A graph in PyG is described by an instance of the [`torch_geometric.data.Data`](https://pytorch-geometric.readthedocs.io/en/latest/modules/data.html#torch_geometric.data.Data) class.


The edges in a directed graph are represented by an edge list `Data.edge_index`, which is a `torch.tensor` of size ($2 \times N^e$). The first row of `Data.edge_index` contains the indices of the source vertices of each edge, and the second row of `Data.edge_index` contains the indices of the target indices. Note that all edges are directed in PyG. To represent an undirected graph, both directions of the edge should be included in Data.edge_index.

A graph may also have a node feature tensor `Data.x` of size ($N^v \times N^{f_{nodes}}$), where $N^{f_{nodes}}$ is the number of features of each node.

 In addition to the `edge_index` and `x` attributes, an instance of `torch_geometric.data.Data` may contain other attributes such as
 
   * the labels of each node (for supervised learning tasks),
   * boolean masks which specify the nodes in a training - validation - testing split, 
   * edge features (analogous to node features). Typically stored in PyG as `Data.edge_attr` and should be of size ($N^e \times N^{f_{edges}}$), where $N^{f_{edges}}$ is the number of features of each edge,
   *  node-type and edge-type (for heterogeneous graphs). 

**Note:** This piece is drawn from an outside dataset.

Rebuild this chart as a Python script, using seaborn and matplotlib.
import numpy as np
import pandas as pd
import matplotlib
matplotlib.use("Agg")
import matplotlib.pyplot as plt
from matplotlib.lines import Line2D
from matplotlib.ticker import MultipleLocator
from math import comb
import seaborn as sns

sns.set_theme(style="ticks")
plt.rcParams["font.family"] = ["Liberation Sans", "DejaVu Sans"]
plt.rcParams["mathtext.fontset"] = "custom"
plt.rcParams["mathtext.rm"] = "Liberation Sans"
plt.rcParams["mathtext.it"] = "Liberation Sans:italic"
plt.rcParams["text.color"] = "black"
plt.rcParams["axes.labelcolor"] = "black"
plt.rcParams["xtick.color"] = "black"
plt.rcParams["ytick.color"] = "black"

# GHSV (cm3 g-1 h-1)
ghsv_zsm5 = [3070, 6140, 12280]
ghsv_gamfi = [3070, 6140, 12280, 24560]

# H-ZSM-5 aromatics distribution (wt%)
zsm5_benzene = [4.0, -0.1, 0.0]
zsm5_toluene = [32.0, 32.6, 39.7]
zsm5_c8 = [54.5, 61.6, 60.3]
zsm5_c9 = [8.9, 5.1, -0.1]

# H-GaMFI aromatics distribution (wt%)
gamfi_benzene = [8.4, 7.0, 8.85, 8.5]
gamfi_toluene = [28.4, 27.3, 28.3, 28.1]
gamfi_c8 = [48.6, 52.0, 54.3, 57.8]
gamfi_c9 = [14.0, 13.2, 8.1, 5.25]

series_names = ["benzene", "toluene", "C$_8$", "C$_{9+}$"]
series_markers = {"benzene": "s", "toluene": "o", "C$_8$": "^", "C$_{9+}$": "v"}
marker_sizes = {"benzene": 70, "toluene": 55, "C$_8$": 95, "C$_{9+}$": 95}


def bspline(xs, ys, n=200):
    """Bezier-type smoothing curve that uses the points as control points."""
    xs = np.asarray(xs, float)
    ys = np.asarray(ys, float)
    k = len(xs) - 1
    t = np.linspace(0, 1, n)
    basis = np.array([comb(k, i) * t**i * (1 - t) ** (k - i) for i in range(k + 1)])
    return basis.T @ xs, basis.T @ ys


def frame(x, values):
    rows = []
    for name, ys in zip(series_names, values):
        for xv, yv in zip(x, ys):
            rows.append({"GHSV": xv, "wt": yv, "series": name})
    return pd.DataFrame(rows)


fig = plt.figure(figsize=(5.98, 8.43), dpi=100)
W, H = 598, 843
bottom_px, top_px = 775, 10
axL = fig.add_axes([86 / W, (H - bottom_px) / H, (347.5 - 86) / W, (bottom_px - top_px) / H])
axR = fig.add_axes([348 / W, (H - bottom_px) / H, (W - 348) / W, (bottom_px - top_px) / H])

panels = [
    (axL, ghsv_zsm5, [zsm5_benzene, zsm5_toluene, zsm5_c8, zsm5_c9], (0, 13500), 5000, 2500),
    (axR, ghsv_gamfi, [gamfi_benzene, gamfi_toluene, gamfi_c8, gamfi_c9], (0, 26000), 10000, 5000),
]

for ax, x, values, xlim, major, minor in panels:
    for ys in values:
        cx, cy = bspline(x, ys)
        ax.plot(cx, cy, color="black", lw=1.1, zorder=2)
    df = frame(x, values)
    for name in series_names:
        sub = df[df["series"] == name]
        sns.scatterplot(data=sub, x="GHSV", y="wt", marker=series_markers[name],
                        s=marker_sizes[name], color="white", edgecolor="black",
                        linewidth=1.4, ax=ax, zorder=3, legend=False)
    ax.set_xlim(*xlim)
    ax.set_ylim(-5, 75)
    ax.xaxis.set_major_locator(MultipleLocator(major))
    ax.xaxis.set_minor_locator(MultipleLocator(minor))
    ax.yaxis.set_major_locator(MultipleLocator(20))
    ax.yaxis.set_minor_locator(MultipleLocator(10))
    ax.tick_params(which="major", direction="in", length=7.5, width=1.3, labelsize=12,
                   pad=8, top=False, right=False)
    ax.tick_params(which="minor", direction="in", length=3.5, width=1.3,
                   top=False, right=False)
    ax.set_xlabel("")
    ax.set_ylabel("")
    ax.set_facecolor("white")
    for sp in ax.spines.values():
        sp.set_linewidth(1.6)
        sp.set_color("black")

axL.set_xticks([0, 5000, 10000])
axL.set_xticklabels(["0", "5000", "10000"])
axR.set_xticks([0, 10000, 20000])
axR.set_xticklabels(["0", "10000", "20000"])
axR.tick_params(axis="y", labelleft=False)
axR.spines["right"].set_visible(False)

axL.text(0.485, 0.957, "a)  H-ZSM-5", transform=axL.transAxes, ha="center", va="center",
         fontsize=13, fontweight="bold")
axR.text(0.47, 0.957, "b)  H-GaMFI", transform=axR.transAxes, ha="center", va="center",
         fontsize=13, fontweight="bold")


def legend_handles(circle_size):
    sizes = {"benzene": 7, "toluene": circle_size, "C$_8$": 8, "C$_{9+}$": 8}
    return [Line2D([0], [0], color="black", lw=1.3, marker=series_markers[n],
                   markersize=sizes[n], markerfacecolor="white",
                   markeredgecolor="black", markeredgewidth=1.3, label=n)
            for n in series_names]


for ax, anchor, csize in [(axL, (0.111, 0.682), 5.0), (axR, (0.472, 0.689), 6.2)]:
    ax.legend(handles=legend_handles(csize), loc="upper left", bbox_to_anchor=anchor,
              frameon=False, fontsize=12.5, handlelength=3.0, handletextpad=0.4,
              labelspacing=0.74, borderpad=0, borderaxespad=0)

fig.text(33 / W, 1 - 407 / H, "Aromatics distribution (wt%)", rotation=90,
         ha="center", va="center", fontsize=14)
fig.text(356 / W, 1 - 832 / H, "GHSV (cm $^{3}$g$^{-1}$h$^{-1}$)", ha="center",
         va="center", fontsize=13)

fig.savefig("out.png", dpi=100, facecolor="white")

In order for these attributes to be useful, their dimensions have to be consistent with the number of nodes and number of edges implied by `edge_index`




Here we show an example of defining a graph in PyG. The graph is a directed graph with 5 nodes and 6 edges 

In [None]:
import torch
from torch_geometric.data import Data

# edge_index of size 2x6 corresponding to 6 edges
edge_index = torch.tensor([
                           [0, 1, 1, 2, 4, 3], # source nodes
                           [1, 0, 2, 3, 3, 1]  # target nodes
                           ],dtype=torch.long)

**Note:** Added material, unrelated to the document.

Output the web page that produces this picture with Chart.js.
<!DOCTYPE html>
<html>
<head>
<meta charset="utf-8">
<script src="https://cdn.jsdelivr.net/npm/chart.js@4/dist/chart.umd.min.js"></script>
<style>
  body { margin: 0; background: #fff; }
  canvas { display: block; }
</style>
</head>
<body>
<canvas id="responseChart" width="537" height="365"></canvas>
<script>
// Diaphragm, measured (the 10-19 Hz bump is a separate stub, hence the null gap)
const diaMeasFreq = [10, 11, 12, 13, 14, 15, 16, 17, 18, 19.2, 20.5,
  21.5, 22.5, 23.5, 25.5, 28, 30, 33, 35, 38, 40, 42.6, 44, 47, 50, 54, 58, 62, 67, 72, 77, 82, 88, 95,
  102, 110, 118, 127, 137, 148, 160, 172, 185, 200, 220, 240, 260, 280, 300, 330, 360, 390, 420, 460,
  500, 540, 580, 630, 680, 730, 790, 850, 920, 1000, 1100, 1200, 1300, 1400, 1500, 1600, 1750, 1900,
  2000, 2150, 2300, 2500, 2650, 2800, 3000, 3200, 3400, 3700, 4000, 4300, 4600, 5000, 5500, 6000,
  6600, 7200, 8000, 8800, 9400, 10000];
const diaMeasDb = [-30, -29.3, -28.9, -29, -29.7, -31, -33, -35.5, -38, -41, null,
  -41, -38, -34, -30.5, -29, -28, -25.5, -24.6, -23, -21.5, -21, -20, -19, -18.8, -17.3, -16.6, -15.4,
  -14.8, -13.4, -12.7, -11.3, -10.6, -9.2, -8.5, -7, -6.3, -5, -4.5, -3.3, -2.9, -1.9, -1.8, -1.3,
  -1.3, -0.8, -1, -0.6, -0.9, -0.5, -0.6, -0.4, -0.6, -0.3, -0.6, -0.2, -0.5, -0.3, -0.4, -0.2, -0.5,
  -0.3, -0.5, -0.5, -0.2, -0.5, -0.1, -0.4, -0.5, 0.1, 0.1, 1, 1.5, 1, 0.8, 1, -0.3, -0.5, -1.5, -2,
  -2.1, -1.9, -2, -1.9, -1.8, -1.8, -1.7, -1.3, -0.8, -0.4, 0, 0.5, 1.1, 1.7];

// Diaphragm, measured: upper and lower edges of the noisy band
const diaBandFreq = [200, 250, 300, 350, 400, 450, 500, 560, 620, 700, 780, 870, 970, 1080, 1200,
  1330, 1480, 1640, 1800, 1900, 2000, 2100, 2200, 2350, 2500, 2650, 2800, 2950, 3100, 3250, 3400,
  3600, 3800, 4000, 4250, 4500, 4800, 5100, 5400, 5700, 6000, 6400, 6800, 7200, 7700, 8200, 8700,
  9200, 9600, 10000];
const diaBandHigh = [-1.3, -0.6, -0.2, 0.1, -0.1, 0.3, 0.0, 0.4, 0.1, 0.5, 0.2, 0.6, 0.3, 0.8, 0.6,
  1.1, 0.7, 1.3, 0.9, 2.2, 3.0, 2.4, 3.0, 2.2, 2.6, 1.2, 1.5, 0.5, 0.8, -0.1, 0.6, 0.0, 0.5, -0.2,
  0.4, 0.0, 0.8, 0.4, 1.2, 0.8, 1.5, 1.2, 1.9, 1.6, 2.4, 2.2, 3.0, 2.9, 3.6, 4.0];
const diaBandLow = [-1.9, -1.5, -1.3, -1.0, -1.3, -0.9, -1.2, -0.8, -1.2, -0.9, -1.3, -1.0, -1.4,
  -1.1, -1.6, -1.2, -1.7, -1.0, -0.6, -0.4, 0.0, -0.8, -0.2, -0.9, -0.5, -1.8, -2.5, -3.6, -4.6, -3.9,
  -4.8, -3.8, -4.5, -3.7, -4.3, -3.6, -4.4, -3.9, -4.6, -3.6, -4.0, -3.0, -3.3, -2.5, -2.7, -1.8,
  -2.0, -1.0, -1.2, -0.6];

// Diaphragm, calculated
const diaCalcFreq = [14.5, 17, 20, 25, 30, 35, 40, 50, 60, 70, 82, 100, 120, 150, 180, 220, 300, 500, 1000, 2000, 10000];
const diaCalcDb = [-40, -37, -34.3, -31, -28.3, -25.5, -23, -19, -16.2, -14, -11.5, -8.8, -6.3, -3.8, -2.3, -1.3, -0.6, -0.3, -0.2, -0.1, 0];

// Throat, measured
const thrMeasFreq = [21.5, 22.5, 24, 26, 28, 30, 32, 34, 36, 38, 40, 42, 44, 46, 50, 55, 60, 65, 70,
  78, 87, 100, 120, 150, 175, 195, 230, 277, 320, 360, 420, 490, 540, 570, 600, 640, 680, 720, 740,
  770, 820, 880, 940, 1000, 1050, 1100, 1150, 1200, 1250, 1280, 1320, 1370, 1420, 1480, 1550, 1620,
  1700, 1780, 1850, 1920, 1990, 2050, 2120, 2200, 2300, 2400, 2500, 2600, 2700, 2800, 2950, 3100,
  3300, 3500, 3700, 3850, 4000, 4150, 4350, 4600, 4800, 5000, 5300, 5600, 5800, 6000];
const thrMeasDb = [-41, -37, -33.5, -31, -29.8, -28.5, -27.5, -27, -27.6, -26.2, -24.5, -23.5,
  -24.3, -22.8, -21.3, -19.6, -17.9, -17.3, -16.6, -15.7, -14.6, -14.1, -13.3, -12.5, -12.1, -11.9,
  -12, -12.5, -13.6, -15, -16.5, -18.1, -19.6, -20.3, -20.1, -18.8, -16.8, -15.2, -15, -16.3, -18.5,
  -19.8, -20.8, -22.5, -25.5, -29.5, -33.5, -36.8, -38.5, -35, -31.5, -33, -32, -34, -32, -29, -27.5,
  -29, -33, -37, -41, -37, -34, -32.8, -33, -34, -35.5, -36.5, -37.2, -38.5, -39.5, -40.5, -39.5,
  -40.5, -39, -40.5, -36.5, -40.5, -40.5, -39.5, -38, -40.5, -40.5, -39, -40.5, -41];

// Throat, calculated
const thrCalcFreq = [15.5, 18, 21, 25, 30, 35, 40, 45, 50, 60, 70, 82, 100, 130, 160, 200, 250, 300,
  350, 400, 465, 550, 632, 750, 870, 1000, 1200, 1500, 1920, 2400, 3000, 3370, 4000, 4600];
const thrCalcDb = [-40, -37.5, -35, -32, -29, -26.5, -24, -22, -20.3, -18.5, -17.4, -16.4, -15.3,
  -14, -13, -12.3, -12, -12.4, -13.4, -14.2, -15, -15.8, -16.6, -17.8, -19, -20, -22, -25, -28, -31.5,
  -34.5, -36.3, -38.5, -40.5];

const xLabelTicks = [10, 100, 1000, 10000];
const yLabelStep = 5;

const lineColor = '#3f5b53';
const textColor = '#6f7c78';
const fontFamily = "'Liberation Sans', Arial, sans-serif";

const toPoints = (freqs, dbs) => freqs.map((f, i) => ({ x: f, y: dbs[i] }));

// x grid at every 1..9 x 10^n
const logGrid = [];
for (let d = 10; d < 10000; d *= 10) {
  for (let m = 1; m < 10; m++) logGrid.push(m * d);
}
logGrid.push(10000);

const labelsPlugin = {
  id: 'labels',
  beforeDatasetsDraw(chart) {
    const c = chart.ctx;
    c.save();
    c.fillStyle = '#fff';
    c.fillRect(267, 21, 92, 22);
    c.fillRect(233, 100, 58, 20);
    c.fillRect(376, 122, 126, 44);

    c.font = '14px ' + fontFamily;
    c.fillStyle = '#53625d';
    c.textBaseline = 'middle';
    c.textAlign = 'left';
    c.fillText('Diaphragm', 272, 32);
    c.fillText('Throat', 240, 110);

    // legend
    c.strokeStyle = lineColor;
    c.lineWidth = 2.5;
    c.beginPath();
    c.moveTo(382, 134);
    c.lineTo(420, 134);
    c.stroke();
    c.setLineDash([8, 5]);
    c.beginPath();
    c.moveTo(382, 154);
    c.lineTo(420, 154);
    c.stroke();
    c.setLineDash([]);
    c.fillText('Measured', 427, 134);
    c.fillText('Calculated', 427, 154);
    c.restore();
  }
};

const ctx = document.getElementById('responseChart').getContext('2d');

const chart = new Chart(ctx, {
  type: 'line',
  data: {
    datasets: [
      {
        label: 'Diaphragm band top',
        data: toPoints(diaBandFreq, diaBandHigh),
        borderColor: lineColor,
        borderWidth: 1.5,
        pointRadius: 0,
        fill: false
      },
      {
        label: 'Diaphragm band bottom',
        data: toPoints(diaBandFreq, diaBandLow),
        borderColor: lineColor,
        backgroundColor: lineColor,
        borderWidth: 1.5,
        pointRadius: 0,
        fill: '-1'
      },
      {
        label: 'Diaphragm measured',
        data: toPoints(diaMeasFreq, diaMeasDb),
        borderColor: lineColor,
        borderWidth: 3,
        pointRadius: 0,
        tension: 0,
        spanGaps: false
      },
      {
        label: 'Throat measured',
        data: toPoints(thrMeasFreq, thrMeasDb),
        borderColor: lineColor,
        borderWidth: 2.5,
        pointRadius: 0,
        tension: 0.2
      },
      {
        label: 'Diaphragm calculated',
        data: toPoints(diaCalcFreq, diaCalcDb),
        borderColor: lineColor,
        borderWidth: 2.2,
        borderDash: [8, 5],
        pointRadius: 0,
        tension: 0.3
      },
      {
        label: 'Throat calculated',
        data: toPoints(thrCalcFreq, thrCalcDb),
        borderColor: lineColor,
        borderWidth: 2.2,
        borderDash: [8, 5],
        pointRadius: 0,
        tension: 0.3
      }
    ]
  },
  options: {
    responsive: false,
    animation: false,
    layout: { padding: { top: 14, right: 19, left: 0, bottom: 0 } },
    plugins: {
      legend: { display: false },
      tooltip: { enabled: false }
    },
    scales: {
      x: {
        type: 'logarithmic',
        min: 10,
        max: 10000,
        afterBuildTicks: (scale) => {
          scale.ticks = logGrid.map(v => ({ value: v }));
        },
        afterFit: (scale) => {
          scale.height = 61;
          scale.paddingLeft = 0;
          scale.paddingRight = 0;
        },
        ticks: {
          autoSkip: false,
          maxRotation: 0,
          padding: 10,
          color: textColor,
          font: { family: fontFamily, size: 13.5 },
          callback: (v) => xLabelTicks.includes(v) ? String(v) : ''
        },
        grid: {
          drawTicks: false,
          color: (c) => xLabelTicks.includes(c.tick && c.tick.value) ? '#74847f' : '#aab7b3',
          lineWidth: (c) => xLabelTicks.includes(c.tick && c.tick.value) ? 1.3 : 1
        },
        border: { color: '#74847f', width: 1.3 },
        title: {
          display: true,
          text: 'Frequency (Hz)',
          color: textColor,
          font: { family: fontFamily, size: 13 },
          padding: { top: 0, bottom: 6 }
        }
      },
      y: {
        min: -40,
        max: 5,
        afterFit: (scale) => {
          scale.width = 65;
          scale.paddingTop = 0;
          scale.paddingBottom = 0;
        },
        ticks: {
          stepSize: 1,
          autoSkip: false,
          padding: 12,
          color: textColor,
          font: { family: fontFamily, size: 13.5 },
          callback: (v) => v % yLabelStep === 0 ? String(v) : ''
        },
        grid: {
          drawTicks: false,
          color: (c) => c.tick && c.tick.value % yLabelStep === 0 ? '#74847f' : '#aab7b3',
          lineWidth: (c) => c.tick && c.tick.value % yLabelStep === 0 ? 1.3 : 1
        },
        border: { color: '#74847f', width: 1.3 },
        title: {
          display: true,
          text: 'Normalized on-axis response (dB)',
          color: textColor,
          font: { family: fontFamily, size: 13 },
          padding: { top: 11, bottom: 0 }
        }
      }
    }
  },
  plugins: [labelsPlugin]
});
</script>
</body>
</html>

# feature matrix that stores the features of the nodes of size 5x2
x = torch.tensor([[-1, 0],
                  [ 0, 1],
                  [ 1,-1],
                  [-1, 0],
                  [ 0, 1]], dtype=torch.float)

# feature matrix that stores the features of the edges of size 6x1
edge_attr = torch.tensor([[170.],
                          [200.],
                          [120.],
                          [100.],
                          [230.],
                          [100.]], dtype=torch.float)

# Initialize a Data object
data = Data(x=x, edge_index=edge_index, edge_attr=edge_attr)


Let us look at some of the graph's attributes

In [None]:
print("Number of nodes: ",data.num_nodes)
print("Number of edges:",data.num_edges)
print("Is this an undirected graph?",data.is_undirected())
print("Number of features per node (length of feature vector)",data.num_node_features,"\n")
print("Number of features per edge (length of feature vector)",data.num_edge_features,"\n")

Let's quickly visualize the graph using Networkx ( more on NetworkX below)

In [None]:
from torch_geometric.utils.convert import to_networkx
import matplotlib.pyplot as plt
import networkx as nx
import numpy as np

G = to_networkx(data)
nx.draw_networkx( G=G )

## Loading datasets

Let's explore some of the datasets which PyG provides convenient access to. We will first look at [PubMed Diabetes](https://linqs.soe.ucsc.edu/data) citation network dataset.

Each node in the PubMed graph represents a publication pertaining to diabetes and each publication is classifed into one of three categories: "Diabetes Mellitus, Experimental", "Diabetes Mellitus Type 1", "Diabetes Mellitus Type 2".

In addition, each node contains a feature vector which is a [TF/IDF](https://en.wikipedia.org/wiki/Tf%E2%80%93idf) weighted word vector from a dictionary of 500 unique words. 

In [None]:
from torch_geometric.datasets import Planetoid

In [None]:
dataset_pubmed = Planetoid(root="./tmp", name="PubMed")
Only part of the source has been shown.